(1888PressRelease)
August 27, 2008 - A source familiar with policy at Cornerstone Worldwide said that the Security and Exchange Commission’s (SEC) decision to extend the curb on short-selling of 19 financial stocks is undermining the market to protect those firms from the consequences of their own ineptitude.
The Cornerstone Worldwide source said that as naked short-selling has always been illegal and that the SEC had turned a blind eye to the practice for years, it was duplicitous to restrict the practice simply because banks were on the sharp end of it.
The extension sees the rule in effect through until Aug. 12 2008.
The SEC rule is part of an agency crackdown on possible market manipulation that some blame for steep declines in the shares of financial companies.

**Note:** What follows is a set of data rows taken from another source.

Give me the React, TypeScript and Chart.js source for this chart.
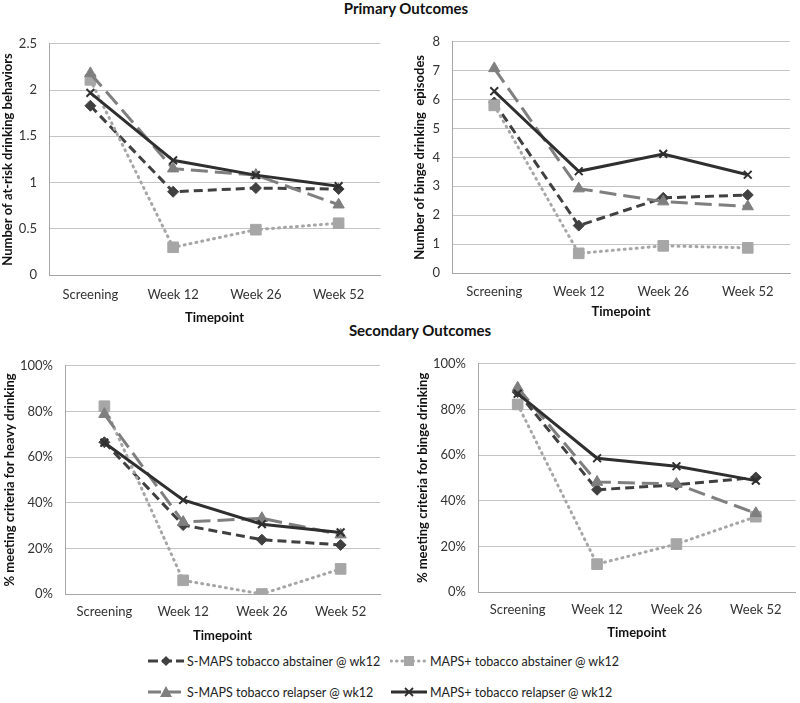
import React, { useEffect, useRef } from "react";
import { Chart, registerables } from "chart.js";
Chart.register(...registerables);

const timepoints = ["Screening", "Week 12", "Week 26", "Week 52"];
const seriesNames = [
  "S-MAPS tobacco abstainer @ wk12",
  "MAPS+ tobacco abstainer @ wk12",
  "S-MAPS tobacco relapser @ wk12",
  "MAPS+ tobacco relapser @ wk12",
];

// Panel 1: Number of at-risk drinking behaviors
const atRiskSmapsAbst = [1.83, 0.9, 0.94, 0.93];
const atRiskMapsAbst = [2.11, 0.3, 0.49, 0.56];
const atRiskSmapsRel = [2.18, 1.15, 1.08, 0.76];
const atRiskMapsRel = [1.97, 1.24, 1.08, 0.96];

// Panel 2: Number of binge drinking episodes
const bingeEpSmapsAbst = [5.9, 1.64, 2.6, 2.7];
const bingeEpMapsAbst = [5.8, 0.68, 0.94, 0.87];
const bingeEpSmapsRel = [7.08, 2.92, 2.47, 2.3];
const bingeEpMapsRel = [6.29, 3.52, 4.12, 3.4];

// Panel 3: % meeting criteria for heavy drinking
const heavySmapsAbst = [66.5, 30.2, 23.8, 21.5];
const heavyMapsAbst = [82.3, 6.0, 0, 11.0];
const heavySmapsRel = [78.8, 31.5, 33.2, 26.0];
const heavyMapsRel = [66.3, 41.2, 30.6, 27.0];

// Panel 4: % meeting criteria for binge drinking
const bingePctSmapsAbst = [87.6, 44.8, 47.0, 50.2];
const bingePctMapsAbst = [82.2, 12.2, 21.0, 33.0];
const bingePctSmapsRel = [89.5, 48.2, 47.3, 34.5];
const bingePctMapsRel = [86.9, 58.6, 55.1, 48.8];

const COLORS = ["#404040", "#a6a6a6", "#7f7f7f", "#2f2f2f"];
const STYLES: any[] = ["rectRot", "rect", "triangle", "crossRot"];
const RADII = [5.5, 7.5, 6.5, 5.5];
const DASHES = [[9, 5], [1, 5], [17, 7], []];
const FONT = "Lato, 'Open Sans', sans-serif";

function Panel(props: any) {
  const ref = useRef<HTMLCanvasElement>(null);
  useEffect(() => {
    const series = props.series as number[][];
    const datasets = series.map((vals, i) => ({
      label: seriesNames[i],
      data: vals,
      borderColor: COLORS[i],
      backgroundColor: COLORS[i],
      pointBackgroundColor: COLORS[i],
      pointBorderColor: COLORS[i],
      pointStyle: STYLES[i],
      pointRadius: RADII[i],
      pointBorderWidth: i === 3 ? 2 : 1,
      borderWidth: 3,
      borderDash: DASHES[i],
      borderCapStyle: i === 1 ? "round" : "butt",
      tension: 0,
      order: 3 - i,
    }));
    const chart = new Chart(ref.current!, {
      type: "line",
      data: { labels: timepoints, datasets },
      options: {
        animation: false,
        responsive: false,
        maintainAspectRatio: false,
        layout: { padding: { top: props.padTop, right: props.padRight, left: 0, bottom: 0 } },
        plugins: { legend: { display: false }, tooltip: { enabled: false } },
        scales: {
          x: {
            offset: true,
            grid: { display: true, drawOnChartArea: false, drawTicks: false },
            border: { display: true, color: "#a6a6a6", width: 1 },
            ticks: { color: "#333", font: { family: FONT, size: 13 }, padding: props.xTickPad, maxRotation: 0 },
            title: {
              display: true,
              text: "Timepoint",
              color: "#111",
              font: { family: FONT, size: 13, weight: "bold" },
              padding: { top: 4, bottom: 2 },
            },
            afterFit: (s: any) => { s.height = props.xAxisHeight; },
          },
          y: {
            min: 0,
            max: props.yMax,
            grid: { color: "#c4c4c4", drawTicks: false, lineWidth: 1 },
            border: { display: true, color: "#a6a6a6", width: 1 },
            ticks: {
              stepSize: props.yStep,
              color: "#333",
              padding: 12,
              font: { family: FONT, size: 13 },
              callback: (v: any) => (props.pct ? v + "%" : String(v)),
            },
            title: {
              display: true,
              text: props.yTitle,
              color: "#111",
              font: { family: FONT, size: 13, weight: "bold" },
              padding: { top: props.yTitlePad, bottom: 0 },
            },
            afterFit: (s: any) => { s.width = props.yAxisWidth; },
          },
        },
      },
    });
    return () => chart.destroy();
  }, []);
  return (
    <canvas
      ref={ref}
      width={props.width}
      height={props.height}
      style={{ position: "absolute", left: props.left, top: props.top, width: props.width, height: props.height }}
    />
  );
}

function LegendIcon({ i }: { i: number }) {
  const c = COLORS[i];
  const cx = 19, cy = 7;
  let marker: any = null;
  if (i === 0) marker = <polygon points={`${cx},${cy - 5} ${cx + 5},${cy} ${cx},${cy + 5} ${cx - 5},${cy}`} fill={c} />;
  if (i === 1) marker = <rect x={cx - 5} y={cy - 5} width={10} height={10} fill={c} />;
  if (i === 2) marker = <polygon points={`${cx},${cy - 6} ${cx + 6},${cy + 5} ${cx - 6},${cy + 5}`} fill={c} />;
  if (i === 3)
    marker = (
      <g stroke={c} strokeWidth={1.8}>
        <line x1={cx - 4} y1={cy - 4} x2={cx + 4} y2={cy + 4} />
        <line x1={cx - 4} y1={cy + 4} x2={cx + 4} y2={cy - 4} />
      </g>
    );
  const dash = i === 0 ? "10,4" : i === 1 ? "0.5,5" : i === 2 ? "13,7" : "none";
  return (
    <svg width={38} height={14} style={{ display: "block" }}>
      <line x1={1} y1={cy} x2={37} y2={cy} stroke={c} strokeWidth={3} strokeDasharray={dash} strokeLinecap={i === 1 ? "round" : "butt"} />
      {marker}
    </svg>
  );
}

export default function App() {
  const legendPos = [
    { x: 147, y: 661 },
    { x: 390, y: 661 },
    { x: 147, y: 692 },
    { x: 390, y: 692 },
  ];
  return (
    <div style={{ position: "fixed", left: 0, top: 0, width: 800, height: 703, background: "#fff", fontFamily: FONT, overflow: "hidden" }}>
      <div style={{ position: "absolute", left: 0, width: 812, top: -1, textAlign: "center", fontWeight: "bold", fontSize: 15, color: "#111" }}>
        Primary Outcomes
      </div>
      <div style={{ position: "absolute", left: 0, width: 840, top: 321, textAlign: "center", fontWeight: "bold", fontSize: 15, color: "#111" }}>
        Secondary Outcomes
      </div>
      <Panel
        left={0} top={24} width={392} height={304} padTop={12} padRight={12}
        yAxisWidth={49} xAxisHeight={53} xTickPad={12} yTitlePad={0}
        yMax={2.5} yStep={0.5} pct={false}
        yTitle="Number of at-risk drinking behaviors"
        series={[atRiskSmapsAbst, atRiskMapsAbst, atRiskSmapsRel, atRiskMapsRel]}
      />
      <Panel
        left={412} top={22} width={388} height={300} padTop={12} padRight={10}
        yAxisWidth={40} xAxisHeight={49} xTickPad={11} yTitlePad={0}
        yMax={8} yStep={1} pct={false}
        yTitle="Number of binge drinking  episodes"
        series={[bingeEpSmapsAbst, bingeEpMapsAbst, bingeEpSmapsRel, bingeEpMapsRel]}
      />
      <Panel
        left={0} top={346} width={392} height={300} padTop={12} padRight={12}
        yAxisWidth={65} xAxisHeight={52} xTickPad={10} yTitlePad={2}
        yMax={100} yStep={20} pct={true}
        yTitle="% meeting criteria for heavy drinking"
        series={[heavySmapsAbst, heavyMapsAbst, heavySmapsRel, heavyMapsRel]}
      />
      <Panel
        left={414} top={344} width={390} height={299} padTop={12} padRight={0}
        yAxisWidth={64} xAxisHeight={51} xTickPad={10} yTitlePad={1}
        yMax={100} yStep={20} pct={true}
        yTitle="% meeting criteria for binge drinking"
        series={[bingePctSmapsAbst, bingePctMapsAbst, bingePctSmapsRel, bingePctMapsRel]}
      />
      {legendPos.map((p, i) => (
        <div key={i} style={{ position: "absolute", left: p.x, top: p.y - 9, height: 18, display: "flex", alignItems: "center", gap: 2, fontSize: 12.5, color: "#222", whiteSpace: "nowrap" }}>
          <LegendIcon i={i} />
          <span>{seriesNames[i]}</span>
        </div>
      ))}
    </div>
  );
}
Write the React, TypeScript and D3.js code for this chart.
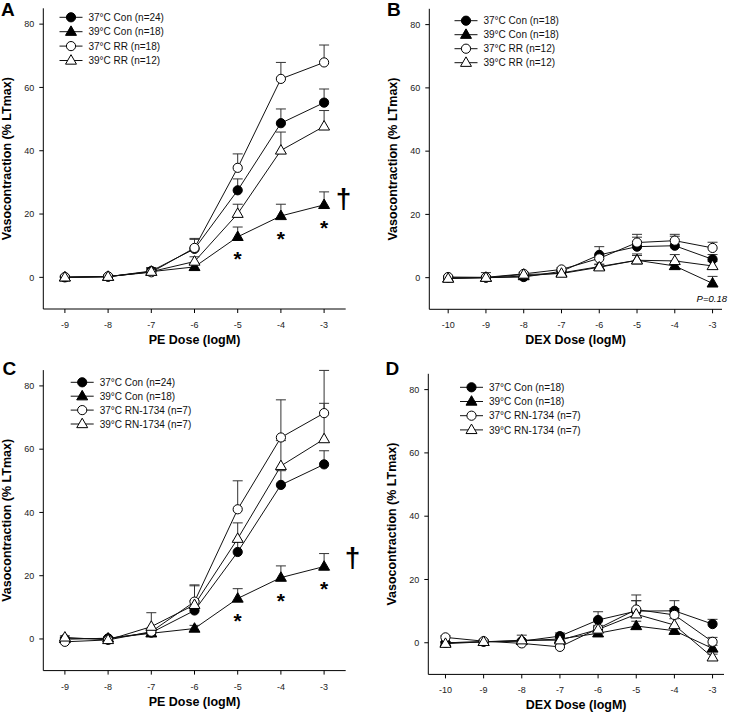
import React from "react";
import * as d3 from "d3";

const peDoses = [-9, -8, -7, -6, -5, -4, -3];
const dexDoses = [-10, -9, -8, -7, -6, -5, -4, -3];
const yTicks = [0, 20, 40, 60, 80];

// Panel A (PE, RR)
const aCon37 = [0, 0.2, 2.0, 9.0, 27.5, 48.7, 55.2];
const aCon37Err = [0.5, 0.5, 1, 3, 3.6, 4.5, 4.3];
const aCon39 = [0, 0.2, 1.8, 3.3, 12.8, 19.4, 22.9];
const aCon39Err = [0.3, 0.3, 0.8, 1, 3.1, 3.7, 4.1];
const aRR37 = [0.1, 0.3, 1.6, 9.3, 34.6, 62.7, 67.9];
const aRR37Err = [0.3, 0.3, 1.5, 3, 4.4, 5.2, 5.5];
const aRR39 = [0, 0.2, 1.8, 5.0, 20.1, 40.1, 47.7];
const aRR39Err = [0.3, 0.3, 1, 1.5, 3, 5.8, 5];

// Panel B (DEX, RR)
const bCon37 = [0, 0, 0.2, 2.0, 7.2, 9.8, 10.1, 5.8];
const bCon37Err = [0.3, 0.5, 0.5, 0.5, 2.6, 3, 3, 1.5];
const bCon39 = [-0.2, 0, 0.5, 1.5, 3.5, 5.5, 3.7, -1.8];
const bCon39Err = [0.3, 0.3, 0.5, 0.5, 0.8, 1.5, 1.5, 2.2];
const bRR37 = [0.2, 0.1, 1.2, 2.6, 6.1, 11.1, 11.7, 9.4];
const bRR37Err = [0.3, 1.5, 0.5, 0.5, 1, 2.6, 2, 1.8];
const bRR39 = [-0.3, 0, 1.0, 1.3, 3.3, 5.5, 5.3, 3.7];
const bRR39Err = [0.3, 0.3, 0.5, 0.5, 0.8, 2, 2, 1.5];

// Panel C (PE, RN-1734)
const cCon37 = [0, 0.2, 2.0, 9.0, 27.5, 48.7, 55.2];
const cCon37Err = [0.5, 0.5, 1, 3, 3.6, 4.5, 4.3];
const cCon39 = [0, 0.2, 1.8, 3.3, 12.8, 19.4, 22.9];
const cCon39Err = [0.3, 0.3, 0.8, 1, 3.1, 3.7, 4.1];
const cRN37 = [-0.9, -0.3, 2.3, 11.8, 41.0, 63.7, 71.4];
const cRN37Err = [0.5, 0.5, 1, 5.3, 9, 11.9, 13.5];
const cRN39 = [0.5, -0.3, 3.9, 10.8, 31.7, 54.7, 63.2];
const cRN39Err = [0.5, 0.5, 4.4, 6, 5, 8, 11.3];

// Panel D (DEX, RN-1734)
const dCon37 = [0, 0.3, 0.5, 2.1, 7.2, 10.0, 10.1, 5.9];
const dCon37Err = [0.3, 0.3, 0.3, 1, 2.6, 3.3, 3.2, 1.5];
const dCon39 = [0, 0.3, 0.6, 1.2, 3.0, 5.3, 3.8, -1.8];
const dCon39Err = [0.3, 0.3, 0.3, 0.5, 0.8, 1.5, 1, 1];
const dRN37 = [1.7, 0.5, -0.2, -1.3, 4.5, 10.5, 8.8, 0.3];
const dRN37Err = [0.5, 0.5, 0.5, 0.5, 1, 4.6, 2, 1.4];
const dRN39 = [-0.3, 0.3, 0.8, 0.8, 4.2, 9.0, 5.6, -4.6];
const dRN39Err = [0.3, 0.3, 1.6, 0.5, 1, 4.3, 2, 1];

const legendA = ["37°C Con (n=24)", "39°C Con (n=18)", "37°C RR (n=18)", "39°C RR (n=12)"];
const legendB = ["37°C Con (n=18)", "39°C Con (n=18)", "37°C RR (n=12)", "39°C RR (n=12)"];
const legendC = ["37°C Con (n=24)", "39°C Con (n=18)", "37°C RN-1734 (n=7)", "39°C RN-1734 (n=7)"];
const legendD = ["37°C Con (n=18)", "39°C Con (n=18)", "37°C RN-1734 (n=7)", "39°C RN-1734 (n=7)"];

const FONT = "'Liberation Sans', Arial, sans-serif";
const shapes = [
  { kind: "circle", fill: "#000" },
  { kind: "triangle", fill: "#000" },
  { kind: "circle", fill: "#fff" },
  { kind: "triangle", fill: "#fff" },
];

type Series = { values: number[]; errs: number[] };

function Marker({ x, y, idx }: { x: number; y: number; idx: number }) {
  const s = shapes[idx];
  if (s.kind === "circle") {
    return <circle cx={x} cy={y} r={4.6} fill={s.fill} stroke="#000" strokeWidth={1} />;
  }
  const p = d3.symbol(d3.symbolTriangle, 52)() as string;
  return <path d={p} transform={`translate(${x},${y + 0.5})`} fill={s.fill} stroke="#000" strokeWidth={1} />;
}

type PanelProps = {
  letter: string;
  letterPos: [number, number];
  left: number;
  right: number;
  top: number;
  bottom: number;
  xDomain: [number, number];
  doses: number[];
  series: Series[];
  legend: string[];
  legendX: number;
  legendY: number;
  legendDy: number;
  xLabel: string;
  stars?: { x: number; y: number }[];
  dagger?: { x: number; y: number };
  pNote?: { x: number; y: number; text: string };
};

function Panel(p: PanelProps) {
  const x = d3.scaleLinear().domain(p.xDomain).range([p.left, p.right]);
  const y = d3.scaleLinear().domain([-10, 85]).range([p.bottom, p.top]);
  const line = d3
    .line<[number, number]>()
    .x((d) => x(d[0]))
    .y((d) => y(d[1]));
  const cx = (p.left + p.right) / 2;
  const cy = (p.top + p.bottom) / 2;
  return (
    <g>
      <text x={p.letterPos[0]} y={p.letterPos[1]} fontFamily={FONT} fontWeight="bold" fontSize={19}>
        {p.letter}
      </text>
      {/* axes */}
      <line x1={p.left} x2={p.left} y1={p.top} y2={p.bottom} stroke="#000" strokeWidth={1} />
      <line x1={p.left} x2={p.right} y1={p.bottom} y2={p.bottom} stroke="#000" strokeWidth={1} />
      {yTicks.map((t) => (
        <g key={"y" + t}>
          <line x1={p.left - 4} x2={p.left} y1={y(t)} y2={y(t)} stroke="#000" />
          <text x={p.left - 9} y={y(t) + 3.2} textAnchor="end" fontFamily={FONT} fontSize={9} fill="#222">
            {t}
          </text>
        </g>
      ))}
      {p.doses.map((t) => (
        <g key={"x" + t}>
          <line x1={x(t)} x2={x(t)} y1={p.bottom} y2={p.bottom + 4} stroke="#000" />
          <text x={x(t)} y={p.bottom + 19} textAnchor="middle" fontFamily={FONT} fontSize={9} fill="#222">
            {t}
          </text>
        </g>
      ))}
      <text
        x={cx}
        y={p.bottom + 35}
        textAnchor="middle"
        fontFamily={FONT}
        fontWeight="bold"
        fontSize={12.5}
      >
        {p.xLabel}
      </text>
      <text
        transform={`translate(${p.left - 32},${cy}) rotate(-90)`}
        textAnchor="middle"
        fontFamily={FONT}
        fontWeight="bold"
        fontSize={12.5}
      >
        Vasocontraction (% LTmax)
      </text>
      {/* lines */}
      {p.series.map((s, i) => (
        <path
          key={"l" + i}
          d={line(p.doses.map((d, j) => [d, s.values[j]] as [number, number])) as string}
          fill="none"
          stroke="#111"
          strokeWidth={1}
        />
      ))}
      {/* error bars */}
      {p.series.map((s, i) =>
        p.doses.map((d, j) => {
          const xv = x(d);
          const y0 = y(s.values[j]);
          const y1 = y(s.values[j] + s.errs[j]);
          return (
            <g key={"e" + i + "-" + j} stroke="#333" strokeWidth={1}>
              <line x1={xv} x2={xv} y1={y0} y2={y1} />
              <line x1={xv - 5} x2={xv + 5} y1={y1} y2={y1} />
            </g>
          );
        })
      )}
      {/* markers */}
      {p.series.map((s, i) =>
        p.doses.map((d, j) => <Marker key={"m" + i + "-" + j} x={x(d)} y={y(s.values[j])} idx={i} />)
      )}
      {/* legend */}
      {p.legend.map((lab, i) => {
        const ly = p.legendY + i * p.legendDy;
        return (
          <g key={"lg" + i}>
            <line x1={p.legendX} x2={p.legendX + 23} y1={ly} y2={ly} stroke="#111" />
            <Marker x={p.legendX + 11.5} y={ly} idx={i} />
            <text x={p.legendX + 29} y={ly + 3.6} fontFamily={FONT} fontSize={10} fill="#111">
              {lab}
            </text>
          </g>
        );
      })}
      {p.stars &&
        p.stars.map((s, i) => (
          <text
            key={"s" + i}
            x={x(s.x)}
            y={y(s.y) + 12.5}
            textAnchor="middle"
            fontFamily={FONT}
            fontWeight="bold"
            fontSize={21}
          >
            *
          </text>
        ))}
      {p.dagger && (
        <text
          x={x(p.dagger.x)}
          y={y(p.dagger.y)}
          textAnchor="middle"
          fontFamily={FONT}
          fontWeight="bold"
          fontSize={28}
        >
          †
        </text>
      )}
      {p.pNote && (
        <text
          x={x(p.pNote.x)}
          y={y(p.pNote.y) + 3}
          textAnchor="middle"
          fontFamily={FONT}
          fontStyle="italic"
          fontSize={9.5}
        >
          {p.pNote.text}
        </text>
      )}
    </g>
  );
}

const starsPE = [
  { x: -5, y: 7.5 },
  { x: -4, y: 13.8 },
  { x: -3, y: 17.4 },
];

export default function App() {
  return (
    <svg width={732} height={713} style={{ display: "block", position: "absolute", left: 0, top: 0 }}>
      <rect x={0} y={0} width={732} height={713} fill="#fff" />
      <Panel
        letter="A"
        letterPos={[1, 15.5]}
        left={43.3}
        right={345.7}
        top={8.3}
        bottom={309}
        xDomain={[-9.5, -2.5]}
        doses={peDoses}
        series={[
          { values: aCon37, errs: aCon37Err },
          { values: aCon39, errs: aCon39Err },
          { values: aRR37, errs: aRR37Err },
          { values: aRR39, errs: aRR39Err },
        ]}
        legend={legendA}
        legendX={59.5}
        legendY={17.3}
        legendDy={14.4}
        xLabel="PE Dose (logM)"
        stars={starsPE}
        dagger={{ x: -2.55, y: 22 }}
      />
      <Panel
        letter="B"
        letterPos={[387, 15.5]}
        left={429.3}
        right={722}
        top={8.8}
        bottom={309.3}
        xDomain={[-10.5, -2.75]}
        doses={dexDoses}
        series={[
          { values: bCon37, errs: bCon37Err },
          { values: bCon39, errs: bCon39Err },
          { values: bRR37, errs: bRR37Err },
          { values: bRR39, errs: bRR39Err },
        ]}
        legend={legendB}
        legendX={454.5}
        legendY={20.7}
        legendDy={14}
        xLabel="DEX Dose (logM)"
        pNote={{ x: -3.02, y: -6.6, text: "P=0.18" }}
      />
      <Panel
        letter="C"
        letterPos={[2.5, 375]}
        left={43.3}
        right={345.7}
        top={370.1}
        bottom={670.6}
        xDomain={[-9.5, -2.5]}
        doses={peDoses}
        series={[
          { values: cCon37, errs: cCon37Err },
          { values: cCon39, errs: cCon39Err },
          { values: cRN37, errs: cRN37Err },
          { values: cRN39, errs: cRN39Err },
        ]}
        legend={legendC}
        legendX={70.7}
        legendY={382.3}
        legendDy={13.9}
        xLabel="PE Dose (logM)"
        stars={starsPE}
        dagger={{ x: -2.34, y: 22.6 }}
      />
      <Panel
        letter="D"
        letterPos={[385.5, 375]}
        left={428.3}
        right={724}
        top={373.8}
        bottom={674.4}
        xDomain={[-10.45, -2.7]}
        doses={dexDoses}
        series={[
          { values: dCon37, errs: dCon37Err },
          { values: dCon39, errs: dCon39Err },
          { values: dRN37, errs: dRN37Err },
          { values: dRN39, errs: dRN39Err },
        ]}
        legend={legendD}
        legendX={460}
        legendY={387.3}
        legendDy={14.2}
        xLabel="DEX Dose (logM)"
      />
    </svg>
  );
}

The emergency measure, that first took effect July 21 and will not be further extended, requires investors to borrow a stock before selling it short and to deliver the stock on the settlement date rather than short-sell the stock before actually taking delivery of it as the practice was widely blamed for steep declines in the prices of stocks in Lehman Brothers and Freddie Man and Fannie Mae.
The SEC said it would use the additional time to collect more data on the rule's impact and then start a rule-making aimed at providing additional protections against abusive naked short selling in the broader market. Cornerstone Worldwide are thought to believe that the SEC should have been enforcing the rule long before the current crisis that has claimed, among others, Bear Stearns.